Are Free Range Organic Eggs Worth the Extra Money?

ABOVE: Here’s one of Ian’s sheds on wheels that allows them to replenish the pasture more effectively.

Ian:
We use portable houses and these houses here are mounted on wheels. We actually move the houses over the pasture area. So when the pasture gets knocked back like you can see here, then we simply move the houses up the pasture and then it rejuvenates the area that’s left behind. The houses are just roosting, nesting houses. They provide ample shade, nest boxes for the birds during the day and a roosting area for the birds at night. The birds are not confined in these houses, at any time, they can just come and go.

Brad:
They can sleep out here if they want to?

Ian:
Yes, they can but the bird’s natural tendency is to actually roost at night and get up off the ground. We can do this because we protect them against the predators. We have the entire range area surrounded by quite an elaborate electric fencing system and we have Flock Guardian Dogs that roam around inside the area. Now the dogs, the way that they work, they simply just send a message out to predators saying don’t come in! So there’s a whole lot less incentive for a fox to come through the fence. This means the birds just do whatever they like.

Brad [6:20]:
Foxes seems to be the number one predator for chooks?

Ian:
Yes, particularly in this area here. We are here on the urban fringe which means that we have very high fox population around here. We have a resident fox population here of around 8 foxes per hectare which is actually quite high.

Brad [6:40]:
What does a happy chook eat here?

Ian [7:04]:
The Cris Valgang certification – we can only feed them food which is also Organically Certified. So we buy grains and protein meals which is blended into feed mix…. They do also get some nutrition from the pasture but not very much from the pasture the way it is at the moment because it’s so dry.

Brad:
Is wheat the grain of choice for the chooks?

Ian:
Yes, it is with Certified Organic Farms but with most Poultry farms as well.

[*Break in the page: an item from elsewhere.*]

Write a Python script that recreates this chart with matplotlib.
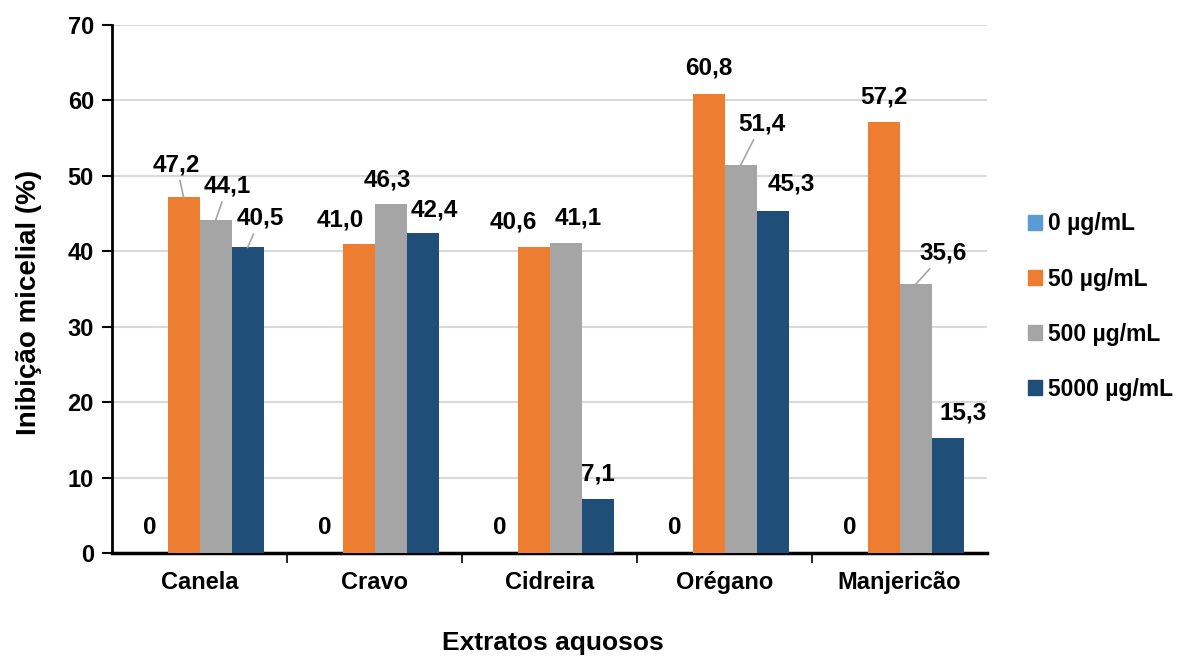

[Brad Note: it’s very rare that you will find chickens not fed grains in a commercial setting.]

Brad:
Also, because the pasture isn’t actually sprayed with fungicide or pesticides, that will also count towards the certified Organic Certification, correct?

Ian:
Yes, that’s right. The whole management of the farm comes under the audit process. We certainly cannot use any chemicals, weedicides or any sort of medications within our system and that’s what we are checked on each year.

Brad [7:40]:
Why do chooks get their beaks trimmed on mainstream farms?

Ian:
Well the reason why beak trimming is used throughout the poultry industry and particularly now with these intensive free range systems that are promoted at the moment, the birds are crowded in so much, there is a big social pressure on the birds that they do become aggressive trying to maintain their place.

Brad [8:00]:
Well there you have it. Thank you very much Ian, for giving your time today. We really learned quite a lot coming out here. So that’s the difference guys, that’s why you pay an extra few dollars per dozen eggs when you go to a farmers market or an organic store or something like that to buy eggs. It really is worth the extra money. Thanks very much Ian, for your time.

Does this video make you want to source better quality eggs from naturally raised chickens? Why or why not?